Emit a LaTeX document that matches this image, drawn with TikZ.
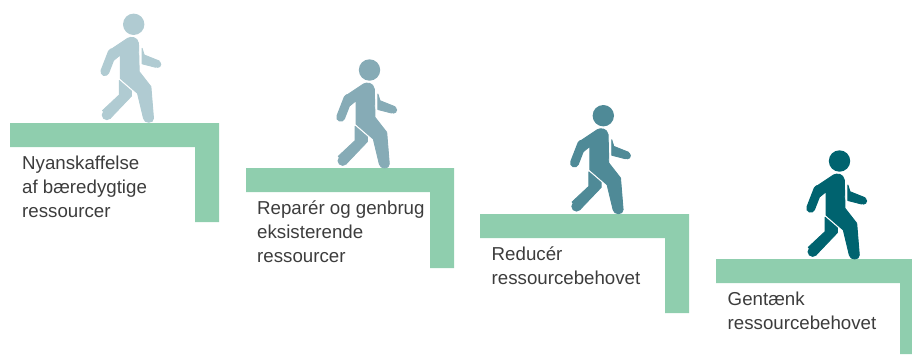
\documentclass[tikz,border=0pt]{standalone}
\usepackage{fontspec}
\setmainfont{Liberation Sans}
\definecolor{stepgreen}{HTML}{8FCEAE}
\definecolor{walkA}{HTML}{B0CBD2}
\definecolor{walkB}{HTML}{86ABB6}
\definecolor{walkC}{HTML}{4F8A97}
\definecolor{walkD}{HTML}{00636F}
\definecolor{labelgray}{HTML}{3C3C3C}
\begin{document}
\begin{tikzpicture}[x=1pt,y=-1pt]
\tikzstyle{stair}=[fill=stepgreen]
\tikzstyle{limb}=[line width=.9pt,line join=round]
\tikzstyle{label}=[anchor=north west,inner sep=0pt,align=left,text=labelgray,font=\fontsize{18.7}{24}\selectfont]
\tikzset{
  walker/.pic={
    \fill (0,0) circle (10.7);
    % arm
    \draw[line width=9pt,line cap=round] (-28.8,47.3) -- (-21.5,28.5);
    % body and front leg
    \filldraw[limb] (-24.5,26.3) -- (-6,14) .. controls (-2.8,12.2) and (3.8,12.5) .. (4.8,19)
      -- (5.5,47.3) -- (17.2,62.3) -- (19.8,94) .. controls (20,99.3) and (10.5,99.3) .. (9.8,94)
      -- (3.8,69) -- (-13.5,54) -- (-13.5,30.7) -- (-20,36) -- cycle;
    % back leg
    \filldraw[limb] (-14.5,56.2) -- (-2.2,66.8) -- (-2.2,71.7) -- (-23.5,94) -- (-31.2,86.3) -- (-14.5,70.7) -- cycle;
    \fill (-26.8,90.7) circle (5.2);
    % back arm
    \filldraw[limb] (8.4,24) -- (10.5,30.7) -- (25.5,36.7) -- (22,43) -- (8.4,39.5) -- cycle;
    \fill (24,40) circle (3.6);
  }
}
\useasboundingbox (0,0) rectangle (912,354);

% stairs
\foreach \name/\sx/\sy/\ex/\ix/\by in {one/10/123/219/195/222,two/246/168/454/430/268,three/480/214/689/665/313,four/716/259/912/900/354}
  \fill[stair] (\sx,\sy) -- (\ex,\sy) -- (\ex,\by) -- (\ix,\by) -- (\ix,\sy+24) -- (\sx,\sy+24) -- cycle;

% walkers
\pic[walkA] at (133.7,24.3) {walker};
\pic[walkB] at (369.5,70) {walker};
\pic[walkC] at (603.3,115.7) {walker};
\pic[walkD] at (839.5,161) {walker};

% labels
\node[label] (nyanskaf) at (22,156) {Nyanskaffelse\\af bæredygtige\\ressourcer};
\node[label] (repare) at (257,201) {Reparér og genbrug\\eksisterende\\ressourcer};
\node[label] (reduce) at (491.5,247) {Reducér\\ressourcebehovet};
\node[label] (gentaenk) at (727.5,292) {Gentænk\\ressourcebehovet};

\end{tikzpicture}
\end{document}
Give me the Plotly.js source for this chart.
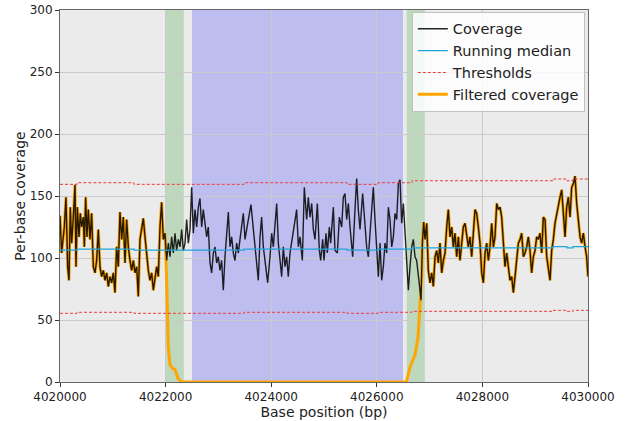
+--
Output the full set of records above without changing a word, and drop the images.

■ SOLUTION BELOW
Emit a LaTeX document that matches this image, drawn with TikZ.
\documentclass[tikz,border=0pt]{standalone}
\usepackage{fontspec}
\setmainfont{Liberation Sans}
\definecolor{stepgreen}{HTML}{8FCEAE}
\definecolor{walkA}{HTML}{B0CBD2}
\definecolor{walkB}{HTML}{86ABB6}
\definecolor{walkC}{HTML}{4F8A97}
\definecolor{walkD}{HTML}{00636F}
\definecolor{labelgray}{HTML}{3C3C3C}
\begin{document}
\begin{tikzpicture}[x=1pt,y=-1pt]
\tikzstyle{stair}=[fill=stepgreen]
\tikzstyle{limb}=[line width=.9pt,line join=round]
\tikzstyle{label}=[anchor=north west,inner sep=0pt,align=left,text=labelgray,font=\fontsize{18.7}{24}\selectfont]
\tikzset{
  walker/.pic={
    \fill (0,0) circle (10.7);
    % arm
    \draw[line width=9pt,line cap=round] (-28.8,47.3) -- (-21.5,28.5);
    % body and front leg
    \filldraw[limb] (-24.5,26.3) -- (-6,14) .. controls (-2.8,12.2) and (3.8,12.5) .. (4.8,19)
      -- (5.5,47.3) -- (17.2,62.3) -- (19.8,94) .. controls (20,99.3) and (10.5,99.3) .. (9.8,94)
      -- (3.8,69) -- (-13.5,54) -- (-13.5,30.7) -- (-20,36) -- cycle;
    % back leg
    \filldraw[limb] (-14.5,56.2) -- (-2.2,66.8) -- (-2.2,71.7) -- (-23.5,94) -- (-31.2,86.3) -- (-14.5,70.7) -- cycle;
    \fill (-26.8,90.7) circle (5.2);
    % back arm
    \filldraw[limb] (8.4,24) -- (10.5,30.7) -- (25.5,36.7) -- (22,43) -- (8.4,39.5) -- cycle;
    \fill (24,40) circle (3.6);
  }
}
\useasboundingbox (0,0) rectangle (912,354);

% stairs
\foreach \name/\sx/\sy/\ex/\ix/\by in {one/10/123/219/195/222,two/246/168/454/430/268,three/480/214/689/665/313,four/716/259/912/900/354}
  \fill[stair] (\sx,\sy) -- (\ex,\sy) -- (\ex,\by) -- (\ix,\by) -- (\ix,\sy+24) -- (\sx,\sy+24) -- cycle;

% walkers
\pic[walkA] at (133.7,24.3) {walker};
\pic[walkB] at (369.5,70) {walker};
\pic[walkC] at (603.3,115.7) {walker};
\pic[walkD] at (839.5,161) {walker};

% labels
\node[label] (nyanskaf) at (22,156) {Nyanskaffelse\\af bæredygtige\\ressourcer};
\node[label] (repare) at (257,201) {Reparér og genbrug\\eksisterende\\ressourcer};
\node[label] (reduce) at (491.5,247) {Reducér\\ressourcebehovet};
\node[label] (gentaenk) at (727.5,292) {Gentænk\\ressourcebehovet};

\end{tikzpicture}
\end{document}
Give me the Plotly.js source for this chart.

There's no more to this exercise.